_Short problem:_
Pictures are not part of the copy. Give again exactly the lines from the one with "Emit a Python" to the one with "import pandas as pd", inclusive.

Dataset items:
▼
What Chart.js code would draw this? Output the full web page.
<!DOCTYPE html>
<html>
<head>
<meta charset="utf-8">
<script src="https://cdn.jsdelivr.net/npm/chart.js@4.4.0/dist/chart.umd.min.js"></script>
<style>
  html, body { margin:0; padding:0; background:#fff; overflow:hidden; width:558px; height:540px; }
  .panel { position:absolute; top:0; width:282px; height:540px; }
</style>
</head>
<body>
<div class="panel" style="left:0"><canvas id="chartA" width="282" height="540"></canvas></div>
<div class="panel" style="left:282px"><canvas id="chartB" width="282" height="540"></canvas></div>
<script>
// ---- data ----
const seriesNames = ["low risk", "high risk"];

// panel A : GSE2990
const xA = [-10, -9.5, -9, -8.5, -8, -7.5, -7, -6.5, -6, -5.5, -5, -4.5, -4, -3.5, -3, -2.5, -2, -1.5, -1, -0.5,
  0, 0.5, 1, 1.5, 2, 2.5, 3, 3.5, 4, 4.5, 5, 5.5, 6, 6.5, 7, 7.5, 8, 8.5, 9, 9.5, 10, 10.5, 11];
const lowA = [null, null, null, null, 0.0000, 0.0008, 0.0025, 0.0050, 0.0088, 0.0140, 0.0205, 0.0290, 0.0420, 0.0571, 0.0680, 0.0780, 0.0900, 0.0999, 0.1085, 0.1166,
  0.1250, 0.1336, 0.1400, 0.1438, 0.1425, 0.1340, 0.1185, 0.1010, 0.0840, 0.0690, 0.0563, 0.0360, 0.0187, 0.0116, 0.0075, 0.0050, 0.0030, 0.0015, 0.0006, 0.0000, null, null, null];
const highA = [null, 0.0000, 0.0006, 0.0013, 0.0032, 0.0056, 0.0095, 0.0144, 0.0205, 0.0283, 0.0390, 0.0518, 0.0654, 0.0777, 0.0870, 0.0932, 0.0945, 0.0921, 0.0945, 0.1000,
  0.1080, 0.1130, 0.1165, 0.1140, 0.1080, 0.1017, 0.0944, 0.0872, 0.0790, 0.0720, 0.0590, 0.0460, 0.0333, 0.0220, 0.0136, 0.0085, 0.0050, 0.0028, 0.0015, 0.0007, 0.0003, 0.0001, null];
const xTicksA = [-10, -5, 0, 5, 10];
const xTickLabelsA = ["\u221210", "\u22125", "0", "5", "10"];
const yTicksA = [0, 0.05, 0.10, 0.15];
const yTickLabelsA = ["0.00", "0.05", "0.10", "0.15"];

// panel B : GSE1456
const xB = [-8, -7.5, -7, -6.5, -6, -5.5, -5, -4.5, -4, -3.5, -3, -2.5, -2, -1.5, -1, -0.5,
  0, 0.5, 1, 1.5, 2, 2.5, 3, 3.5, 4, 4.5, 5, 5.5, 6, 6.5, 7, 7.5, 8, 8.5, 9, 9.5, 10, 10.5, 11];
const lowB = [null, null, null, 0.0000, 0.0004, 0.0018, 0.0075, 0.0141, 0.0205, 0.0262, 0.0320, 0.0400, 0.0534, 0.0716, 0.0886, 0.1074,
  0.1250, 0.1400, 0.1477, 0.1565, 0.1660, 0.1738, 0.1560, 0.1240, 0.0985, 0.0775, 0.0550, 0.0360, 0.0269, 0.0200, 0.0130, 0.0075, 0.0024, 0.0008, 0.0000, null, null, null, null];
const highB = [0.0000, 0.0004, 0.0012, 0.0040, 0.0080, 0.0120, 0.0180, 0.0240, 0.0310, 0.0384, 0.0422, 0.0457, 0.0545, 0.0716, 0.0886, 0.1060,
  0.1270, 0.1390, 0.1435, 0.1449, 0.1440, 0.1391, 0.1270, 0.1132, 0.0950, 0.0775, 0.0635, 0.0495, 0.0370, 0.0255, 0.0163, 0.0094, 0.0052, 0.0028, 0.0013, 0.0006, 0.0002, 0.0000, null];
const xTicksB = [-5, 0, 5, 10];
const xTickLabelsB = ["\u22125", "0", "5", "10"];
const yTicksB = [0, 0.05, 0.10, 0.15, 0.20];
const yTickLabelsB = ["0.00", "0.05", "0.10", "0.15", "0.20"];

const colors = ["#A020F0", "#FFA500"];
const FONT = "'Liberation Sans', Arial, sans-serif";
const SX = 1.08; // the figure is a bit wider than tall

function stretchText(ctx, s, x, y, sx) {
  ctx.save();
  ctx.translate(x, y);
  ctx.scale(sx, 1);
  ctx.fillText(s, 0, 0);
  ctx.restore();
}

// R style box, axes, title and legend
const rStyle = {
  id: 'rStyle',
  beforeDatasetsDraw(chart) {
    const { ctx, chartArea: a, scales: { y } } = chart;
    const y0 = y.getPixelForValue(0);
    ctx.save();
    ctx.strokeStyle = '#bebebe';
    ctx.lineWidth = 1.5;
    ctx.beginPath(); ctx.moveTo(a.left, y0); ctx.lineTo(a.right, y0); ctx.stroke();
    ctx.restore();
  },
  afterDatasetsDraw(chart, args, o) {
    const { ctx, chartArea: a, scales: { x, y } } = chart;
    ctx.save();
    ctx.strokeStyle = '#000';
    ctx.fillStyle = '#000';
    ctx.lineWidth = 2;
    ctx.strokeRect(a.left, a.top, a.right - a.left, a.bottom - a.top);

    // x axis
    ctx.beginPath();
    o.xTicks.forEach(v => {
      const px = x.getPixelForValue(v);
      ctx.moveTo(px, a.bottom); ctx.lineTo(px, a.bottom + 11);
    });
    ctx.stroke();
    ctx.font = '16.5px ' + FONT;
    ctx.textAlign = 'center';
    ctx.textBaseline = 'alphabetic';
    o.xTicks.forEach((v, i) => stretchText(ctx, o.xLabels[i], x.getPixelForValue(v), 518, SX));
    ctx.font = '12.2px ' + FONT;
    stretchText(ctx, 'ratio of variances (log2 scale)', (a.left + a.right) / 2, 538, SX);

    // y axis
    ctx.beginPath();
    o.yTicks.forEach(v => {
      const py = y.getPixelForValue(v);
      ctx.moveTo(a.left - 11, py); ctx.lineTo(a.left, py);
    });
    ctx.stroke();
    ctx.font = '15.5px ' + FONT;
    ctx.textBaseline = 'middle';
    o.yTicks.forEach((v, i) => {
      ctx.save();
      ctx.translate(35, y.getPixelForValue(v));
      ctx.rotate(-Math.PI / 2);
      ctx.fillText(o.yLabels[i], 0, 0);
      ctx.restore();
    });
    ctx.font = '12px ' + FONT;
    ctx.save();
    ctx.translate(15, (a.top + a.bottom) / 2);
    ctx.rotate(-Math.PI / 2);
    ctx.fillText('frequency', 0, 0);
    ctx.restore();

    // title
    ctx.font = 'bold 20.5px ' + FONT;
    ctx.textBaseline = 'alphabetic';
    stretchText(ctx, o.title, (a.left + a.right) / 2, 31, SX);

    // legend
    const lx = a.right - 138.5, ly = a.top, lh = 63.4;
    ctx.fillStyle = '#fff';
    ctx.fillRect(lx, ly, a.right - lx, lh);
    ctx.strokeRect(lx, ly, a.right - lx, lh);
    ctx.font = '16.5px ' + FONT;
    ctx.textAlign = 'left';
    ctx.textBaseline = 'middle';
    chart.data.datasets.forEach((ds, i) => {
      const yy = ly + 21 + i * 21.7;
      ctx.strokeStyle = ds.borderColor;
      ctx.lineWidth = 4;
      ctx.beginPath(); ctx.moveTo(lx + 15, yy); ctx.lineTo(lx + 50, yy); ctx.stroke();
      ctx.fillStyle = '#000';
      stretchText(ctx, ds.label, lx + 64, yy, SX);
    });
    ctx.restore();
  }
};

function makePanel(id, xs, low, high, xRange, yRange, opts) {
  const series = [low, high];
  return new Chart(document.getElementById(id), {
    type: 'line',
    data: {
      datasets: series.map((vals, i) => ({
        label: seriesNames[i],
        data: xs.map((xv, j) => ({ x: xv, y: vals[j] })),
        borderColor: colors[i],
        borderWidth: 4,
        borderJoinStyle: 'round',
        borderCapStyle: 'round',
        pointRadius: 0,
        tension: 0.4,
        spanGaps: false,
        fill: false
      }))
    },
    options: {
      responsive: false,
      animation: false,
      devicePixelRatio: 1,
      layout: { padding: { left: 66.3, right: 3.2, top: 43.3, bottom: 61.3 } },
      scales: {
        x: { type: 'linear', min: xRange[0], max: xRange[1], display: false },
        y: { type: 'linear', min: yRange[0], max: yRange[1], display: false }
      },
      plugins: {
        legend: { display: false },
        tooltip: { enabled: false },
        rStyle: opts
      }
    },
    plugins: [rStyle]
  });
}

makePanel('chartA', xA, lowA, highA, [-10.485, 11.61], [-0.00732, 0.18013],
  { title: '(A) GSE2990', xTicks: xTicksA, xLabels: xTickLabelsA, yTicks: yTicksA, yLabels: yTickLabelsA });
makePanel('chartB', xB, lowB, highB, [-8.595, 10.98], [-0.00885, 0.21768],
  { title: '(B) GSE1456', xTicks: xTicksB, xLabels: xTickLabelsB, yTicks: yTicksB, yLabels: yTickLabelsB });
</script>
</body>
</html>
▲
▼
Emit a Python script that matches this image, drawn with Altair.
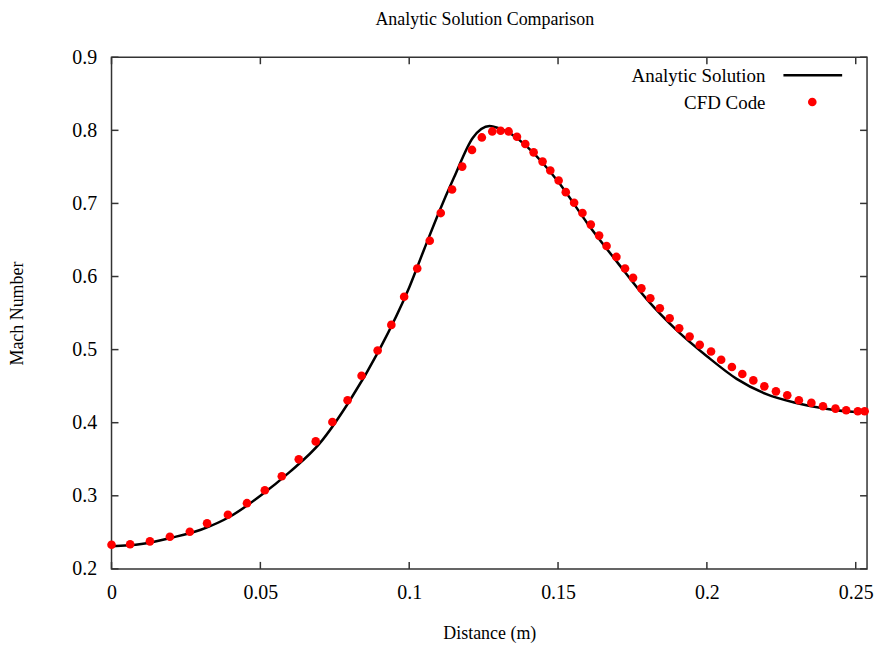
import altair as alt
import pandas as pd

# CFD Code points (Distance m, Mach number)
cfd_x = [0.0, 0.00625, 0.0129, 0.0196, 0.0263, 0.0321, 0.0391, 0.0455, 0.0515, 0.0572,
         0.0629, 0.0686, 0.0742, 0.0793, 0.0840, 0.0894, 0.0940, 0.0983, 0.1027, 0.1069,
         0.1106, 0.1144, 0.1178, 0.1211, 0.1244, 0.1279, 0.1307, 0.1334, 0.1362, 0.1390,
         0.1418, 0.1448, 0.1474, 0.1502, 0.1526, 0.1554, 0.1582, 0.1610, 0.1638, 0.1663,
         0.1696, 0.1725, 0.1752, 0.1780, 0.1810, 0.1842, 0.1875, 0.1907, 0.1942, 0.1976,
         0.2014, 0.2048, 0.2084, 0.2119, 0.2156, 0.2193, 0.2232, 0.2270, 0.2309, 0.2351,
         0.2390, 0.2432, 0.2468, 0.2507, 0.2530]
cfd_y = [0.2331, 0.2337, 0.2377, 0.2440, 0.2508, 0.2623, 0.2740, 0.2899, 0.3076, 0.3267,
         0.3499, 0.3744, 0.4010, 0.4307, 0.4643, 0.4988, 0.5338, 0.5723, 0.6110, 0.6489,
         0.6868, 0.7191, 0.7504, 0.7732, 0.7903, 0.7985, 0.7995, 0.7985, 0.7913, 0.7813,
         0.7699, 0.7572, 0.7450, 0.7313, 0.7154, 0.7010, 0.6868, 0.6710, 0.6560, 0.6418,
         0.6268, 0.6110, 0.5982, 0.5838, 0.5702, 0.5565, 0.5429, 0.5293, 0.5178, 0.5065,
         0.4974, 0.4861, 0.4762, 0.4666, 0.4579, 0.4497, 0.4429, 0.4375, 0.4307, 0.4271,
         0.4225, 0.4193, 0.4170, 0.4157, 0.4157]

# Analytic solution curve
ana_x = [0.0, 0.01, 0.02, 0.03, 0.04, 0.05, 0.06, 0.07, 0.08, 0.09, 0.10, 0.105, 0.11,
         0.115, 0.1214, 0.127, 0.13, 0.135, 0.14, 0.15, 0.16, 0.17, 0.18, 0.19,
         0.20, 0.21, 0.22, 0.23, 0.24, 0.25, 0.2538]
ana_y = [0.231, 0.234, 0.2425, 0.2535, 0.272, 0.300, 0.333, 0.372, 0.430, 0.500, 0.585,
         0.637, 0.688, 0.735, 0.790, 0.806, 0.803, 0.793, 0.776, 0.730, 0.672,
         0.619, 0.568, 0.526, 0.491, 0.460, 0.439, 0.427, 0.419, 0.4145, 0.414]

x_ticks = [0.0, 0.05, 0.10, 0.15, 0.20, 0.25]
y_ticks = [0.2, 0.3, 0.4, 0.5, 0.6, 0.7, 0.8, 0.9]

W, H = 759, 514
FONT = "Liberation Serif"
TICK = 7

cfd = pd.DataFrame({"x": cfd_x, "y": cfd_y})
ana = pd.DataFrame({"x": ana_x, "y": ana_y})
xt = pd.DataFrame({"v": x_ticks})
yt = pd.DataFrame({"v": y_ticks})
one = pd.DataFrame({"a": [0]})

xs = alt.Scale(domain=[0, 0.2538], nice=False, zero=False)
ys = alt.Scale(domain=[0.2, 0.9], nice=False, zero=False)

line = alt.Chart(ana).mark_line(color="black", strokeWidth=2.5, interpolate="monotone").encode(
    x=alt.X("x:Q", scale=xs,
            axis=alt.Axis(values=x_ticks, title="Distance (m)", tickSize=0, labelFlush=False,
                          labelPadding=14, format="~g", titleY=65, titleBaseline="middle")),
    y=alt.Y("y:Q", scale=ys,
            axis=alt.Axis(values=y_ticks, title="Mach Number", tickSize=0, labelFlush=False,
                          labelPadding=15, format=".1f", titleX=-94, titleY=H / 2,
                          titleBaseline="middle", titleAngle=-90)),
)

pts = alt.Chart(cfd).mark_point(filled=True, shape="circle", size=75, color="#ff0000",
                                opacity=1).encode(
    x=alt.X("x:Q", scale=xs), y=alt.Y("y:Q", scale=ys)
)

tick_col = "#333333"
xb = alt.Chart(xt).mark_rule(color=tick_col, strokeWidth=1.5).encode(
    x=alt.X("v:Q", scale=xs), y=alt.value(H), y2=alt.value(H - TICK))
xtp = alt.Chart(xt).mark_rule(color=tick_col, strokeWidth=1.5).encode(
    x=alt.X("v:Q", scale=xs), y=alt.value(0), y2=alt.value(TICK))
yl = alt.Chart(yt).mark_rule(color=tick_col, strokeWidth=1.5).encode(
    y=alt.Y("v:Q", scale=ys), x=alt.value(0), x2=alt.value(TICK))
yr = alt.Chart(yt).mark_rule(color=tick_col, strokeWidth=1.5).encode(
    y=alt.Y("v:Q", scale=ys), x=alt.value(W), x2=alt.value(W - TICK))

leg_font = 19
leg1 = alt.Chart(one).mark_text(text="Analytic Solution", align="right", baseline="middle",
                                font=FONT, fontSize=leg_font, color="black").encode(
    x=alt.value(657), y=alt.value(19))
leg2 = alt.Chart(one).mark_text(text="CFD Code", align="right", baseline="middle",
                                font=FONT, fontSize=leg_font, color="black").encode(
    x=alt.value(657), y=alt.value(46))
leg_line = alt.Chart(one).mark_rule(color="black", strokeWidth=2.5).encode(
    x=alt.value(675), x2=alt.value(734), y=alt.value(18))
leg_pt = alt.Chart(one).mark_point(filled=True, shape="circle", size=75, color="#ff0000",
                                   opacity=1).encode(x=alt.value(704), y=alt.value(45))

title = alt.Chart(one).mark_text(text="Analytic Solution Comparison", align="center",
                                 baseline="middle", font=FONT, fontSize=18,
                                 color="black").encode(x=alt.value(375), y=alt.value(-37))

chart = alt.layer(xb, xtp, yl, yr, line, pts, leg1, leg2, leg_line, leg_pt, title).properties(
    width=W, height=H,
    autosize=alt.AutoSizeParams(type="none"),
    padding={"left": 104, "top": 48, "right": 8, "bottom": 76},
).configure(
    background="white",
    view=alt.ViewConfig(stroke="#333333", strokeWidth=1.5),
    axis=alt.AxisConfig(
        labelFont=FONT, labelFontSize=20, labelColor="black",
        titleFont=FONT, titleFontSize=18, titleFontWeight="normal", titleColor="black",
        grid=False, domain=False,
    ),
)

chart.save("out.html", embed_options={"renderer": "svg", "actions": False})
▲
_Exercise response:_
Emit a Python script that matches this image, drawn with Altair.
import altair as alt
import pandas as pd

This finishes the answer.